David Brooks of the New York Times is one of our most consistently thoughtful columnists. Whether writing about politics, economics, cultural trends or moral virtues in the public square, Brooks engages an issue from all sides, asking tough questions and entering genuine, honest dialogue with the opposing view—an increasingly rare quality in our contentious times.
Occasionally, Brooks writes columns that reveal his faith, or at least the fact that he operates from a God-centered worldview. Last week, he carefully considered the social implications of David Platt’s new book, Radical. But it was another column a month or so ago, that really grabbed my attention.
In The Summoned Life, Brooks thought openly about thinking about your life. A person who wants to live meaningfully must determine their life purpose, and then practically live that out from day to day. In evangelical circles, we use language like “discovering God’s will for my life” or more recently “the purpose-driven life”.
Brooks asserts there are two fundamental ways of doing life, two categories of thinking about our lives, into which most of us fall: the Well-Planned Life and the Summoned Life.
The Well-Planned Life treats life as a “well-designed project, carefully conceived in the beginning, reviewed and adjusted along the way and brought toward a well-rounded fruition.” One determines an overarching life purpose (why am I here?) and then learns, or plans, or adjusts, or moves, weighs risk and reward and ultimately responds at every step based what furthers the steady pursuit of that goal.
On the other hand, the Summoned Life is a more dynamic journey. In this view “life is an unknowable landscape to be explored….”, which means “I’m living in a specific year in a specific place facing specific problems and needs…” and so “the important questions are: What are these circumstances summoning me to do? What is needed in this place? What is the most useful social role before me?”
In sum, “the person leading the Well-Planned Life emphasizes individual agency, and asks, “What should I do?” The person leading the Summoned Life emphasizes the context, and asks, “What are my circumstances asking me to do?”
This is not quite the same as the distinctions Gordon MacDonald draws in Ordering Your Private World between the driven person and the called person. The driven person leaves God out in favor of the rabid pursuit of his own selfish agendas, leading to narcissism, people-pleasing, compulsive work and discontent. King Saul is the example of a driven person. On the other hand, the called person lives out of the soul centered in God, pursuing the spread of God’s glory and marked by selflessness, courage, deep rest and even joy. This is displayed by King David.

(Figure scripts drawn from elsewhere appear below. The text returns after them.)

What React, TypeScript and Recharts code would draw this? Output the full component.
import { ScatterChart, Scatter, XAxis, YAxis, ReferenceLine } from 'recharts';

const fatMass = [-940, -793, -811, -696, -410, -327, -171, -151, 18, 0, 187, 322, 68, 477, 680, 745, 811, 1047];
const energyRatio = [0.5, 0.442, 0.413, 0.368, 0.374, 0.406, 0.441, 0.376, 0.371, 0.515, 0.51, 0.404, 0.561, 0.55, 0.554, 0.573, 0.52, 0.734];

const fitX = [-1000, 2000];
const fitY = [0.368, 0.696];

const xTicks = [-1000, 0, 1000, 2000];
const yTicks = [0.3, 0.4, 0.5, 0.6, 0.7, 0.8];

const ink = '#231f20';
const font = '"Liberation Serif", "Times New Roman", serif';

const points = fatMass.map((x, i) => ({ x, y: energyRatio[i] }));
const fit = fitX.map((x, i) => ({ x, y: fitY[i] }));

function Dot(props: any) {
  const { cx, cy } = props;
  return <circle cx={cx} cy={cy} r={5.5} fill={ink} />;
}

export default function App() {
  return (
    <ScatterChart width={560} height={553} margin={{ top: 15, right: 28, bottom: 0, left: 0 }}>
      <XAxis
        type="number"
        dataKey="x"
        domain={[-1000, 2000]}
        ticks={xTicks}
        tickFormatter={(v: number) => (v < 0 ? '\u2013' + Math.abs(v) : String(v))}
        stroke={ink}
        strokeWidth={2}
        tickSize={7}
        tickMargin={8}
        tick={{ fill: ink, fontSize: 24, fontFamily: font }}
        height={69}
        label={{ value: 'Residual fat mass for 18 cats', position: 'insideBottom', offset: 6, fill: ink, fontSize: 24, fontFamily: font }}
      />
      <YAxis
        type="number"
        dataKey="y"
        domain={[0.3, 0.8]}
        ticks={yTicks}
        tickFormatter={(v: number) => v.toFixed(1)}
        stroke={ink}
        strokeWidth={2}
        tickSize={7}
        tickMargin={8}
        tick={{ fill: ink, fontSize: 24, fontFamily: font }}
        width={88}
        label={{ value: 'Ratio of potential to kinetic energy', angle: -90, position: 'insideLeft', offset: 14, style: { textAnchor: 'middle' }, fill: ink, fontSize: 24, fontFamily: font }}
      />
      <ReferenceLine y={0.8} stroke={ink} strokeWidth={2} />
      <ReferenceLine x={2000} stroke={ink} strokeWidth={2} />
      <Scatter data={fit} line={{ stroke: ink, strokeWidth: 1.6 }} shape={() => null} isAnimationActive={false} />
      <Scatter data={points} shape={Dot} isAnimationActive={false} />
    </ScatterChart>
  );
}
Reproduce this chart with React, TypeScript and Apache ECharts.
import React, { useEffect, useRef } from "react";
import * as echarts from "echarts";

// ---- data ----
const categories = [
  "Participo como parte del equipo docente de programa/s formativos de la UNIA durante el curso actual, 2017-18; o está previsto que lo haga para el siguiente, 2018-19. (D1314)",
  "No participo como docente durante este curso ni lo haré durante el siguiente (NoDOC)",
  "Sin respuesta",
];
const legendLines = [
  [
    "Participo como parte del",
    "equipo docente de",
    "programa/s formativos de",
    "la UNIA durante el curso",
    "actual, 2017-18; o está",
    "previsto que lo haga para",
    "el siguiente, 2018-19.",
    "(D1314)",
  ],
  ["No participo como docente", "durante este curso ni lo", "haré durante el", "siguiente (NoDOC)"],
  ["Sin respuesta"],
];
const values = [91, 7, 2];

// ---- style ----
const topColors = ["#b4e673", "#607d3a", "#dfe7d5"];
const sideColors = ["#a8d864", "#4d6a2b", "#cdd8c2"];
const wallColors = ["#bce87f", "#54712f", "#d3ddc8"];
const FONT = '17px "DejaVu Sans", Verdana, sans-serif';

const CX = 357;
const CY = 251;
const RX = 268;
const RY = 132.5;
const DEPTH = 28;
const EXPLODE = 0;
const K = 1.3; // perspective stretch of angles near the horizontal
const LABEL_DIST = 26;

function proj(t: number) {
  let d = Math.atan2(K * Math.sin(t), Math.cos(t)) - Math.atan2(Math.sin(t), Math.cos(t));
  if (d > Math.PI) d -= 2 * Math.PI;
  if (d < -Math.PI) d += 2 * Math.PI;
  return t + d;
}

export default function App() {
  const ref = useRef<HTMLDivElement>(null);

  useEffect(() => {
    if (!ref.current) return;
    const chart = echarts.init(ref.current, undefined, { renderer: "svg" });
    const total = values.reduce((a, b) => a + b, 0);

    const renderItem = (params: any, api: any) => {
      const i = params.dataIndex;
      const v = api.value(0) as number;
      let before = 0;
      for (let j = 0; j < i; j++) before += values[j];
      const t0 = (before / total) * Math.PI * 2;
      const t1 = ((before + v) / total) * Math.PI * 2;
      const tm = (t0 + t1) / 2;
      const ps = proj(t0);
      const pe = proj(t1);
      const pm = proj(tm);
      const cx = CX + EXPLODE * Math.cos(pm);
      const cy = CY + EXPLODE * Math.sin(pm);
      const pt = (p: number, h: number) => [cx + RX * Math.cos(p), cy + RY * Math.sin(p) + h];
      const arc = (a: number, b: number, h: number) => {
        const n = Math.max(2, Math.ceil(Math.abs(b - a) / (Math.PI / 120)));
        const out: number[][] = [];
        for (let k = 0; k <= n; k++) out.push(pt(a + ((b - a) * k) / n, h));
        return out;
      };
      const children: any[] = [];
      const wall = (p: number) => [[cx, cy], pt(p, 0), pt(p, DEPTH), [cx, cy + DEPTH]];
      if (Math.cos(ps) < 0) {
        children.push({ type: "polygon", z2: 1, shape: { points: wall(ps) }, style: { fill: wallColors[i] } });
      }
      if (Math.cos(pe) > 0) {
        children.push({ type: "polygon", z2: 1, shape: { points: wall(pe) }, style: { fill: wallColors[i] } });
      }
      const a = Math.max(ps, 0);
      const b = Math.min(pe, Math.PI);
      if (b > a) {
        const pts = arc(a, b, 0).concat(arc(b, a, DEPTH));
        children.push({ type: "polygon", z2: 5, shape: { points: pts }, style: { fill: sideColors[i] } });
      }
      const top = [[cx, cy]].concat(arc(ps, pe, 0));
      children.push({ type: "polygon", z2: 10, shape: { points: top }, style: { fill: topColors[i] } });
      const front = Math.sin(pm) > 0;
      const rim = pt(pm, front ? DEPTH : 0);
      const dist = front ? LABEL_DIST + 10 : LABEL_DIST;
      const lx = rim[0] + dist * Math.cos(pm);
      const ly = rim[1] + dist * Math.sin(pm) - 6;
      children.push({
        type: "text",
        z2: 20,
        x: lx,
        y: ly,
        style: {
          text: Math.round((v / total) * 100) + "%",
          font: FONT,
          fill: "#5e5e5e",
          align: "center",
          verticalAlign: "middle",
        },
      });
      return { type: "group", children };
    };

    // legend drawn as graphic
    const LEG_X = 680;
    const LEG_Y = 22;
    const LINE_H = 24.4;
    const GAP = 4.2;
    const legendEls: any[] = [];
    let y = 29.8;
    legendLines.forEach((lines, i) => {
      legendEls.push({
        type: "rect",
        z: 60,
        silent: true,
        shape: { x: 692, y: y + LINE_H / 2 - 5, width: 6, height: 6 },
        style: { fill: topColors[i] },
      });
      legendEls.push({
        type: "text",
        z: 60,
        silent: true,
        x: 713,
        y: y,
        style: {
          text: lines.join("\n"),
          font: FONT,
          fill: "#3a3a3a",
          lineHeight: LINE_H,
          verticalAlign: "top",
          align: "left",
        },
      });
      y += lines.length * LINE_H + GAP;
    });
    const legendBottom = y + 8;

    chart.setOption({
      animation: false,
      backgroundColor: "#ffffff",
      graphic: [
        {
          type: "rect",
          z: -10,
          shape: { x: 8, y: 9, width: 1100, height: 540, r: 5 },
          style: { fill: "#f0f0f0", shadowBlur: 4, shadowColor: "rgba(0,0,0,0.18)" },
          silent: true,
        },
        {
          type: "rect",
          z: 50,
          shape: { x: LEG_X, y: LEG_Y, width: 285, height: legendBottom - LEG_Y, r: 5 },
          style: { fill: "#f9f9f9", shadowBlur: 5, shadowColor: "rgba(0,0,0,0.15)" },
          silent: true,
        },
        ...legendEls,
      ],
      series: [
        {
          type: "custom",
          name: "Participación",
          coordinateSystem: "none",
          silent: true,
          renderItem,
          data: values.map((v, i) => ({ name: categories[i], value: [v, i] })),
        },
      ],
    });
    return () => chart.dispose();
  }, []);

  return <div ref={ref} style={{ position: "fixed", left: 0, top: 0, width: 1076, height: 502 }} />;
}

In Brooks’ model, either The Well-Planned Life or The Summoned Life can be a God-centered, gospel-spreading, Jesus-shaped life. A person will probably lean to one or the other based on their unique wiring and personality. Generational characteristics may factor in (Builders and Boomers for the Well-Planned and Millennials for the Summoned). But my guess is that most of us live out a mixture of the two.
Even more, faithful life as a disciple of Jesus requires that we live both Well-Planned and Summoned lives. The display of God’s glory, the spread of Jesus’ gospel, the Great Commission and the Great Commandments are the defining “plan” for the life of every Christ-follower.
But they are personally worked out through the everyday summons of the Spirit in our ordinary journeys at home, or school, or work, in our neighborhood; in relationships with our families, the teller at the bank, the waitress at the restaurant or barista at Starbucks; in our spending or investment of both money and time; in the evidences of injustice among the homeless or underinsured, the leper treatment of families of Middle Eastern descent in our community, or a thousand other places where the least, last and left-out wait for mercy with skin on; and in the peoples of the nations where Jesus and his gospel is yet unknown and eternal destinies are still in question.
So then, Christ-followers live out God’s big Story with disciplined purpose—and also with the sort of spontaneity that makes every day an adventure of stepping into the unknown that only our Father knows. It is both sides together that make a whole Christ-life.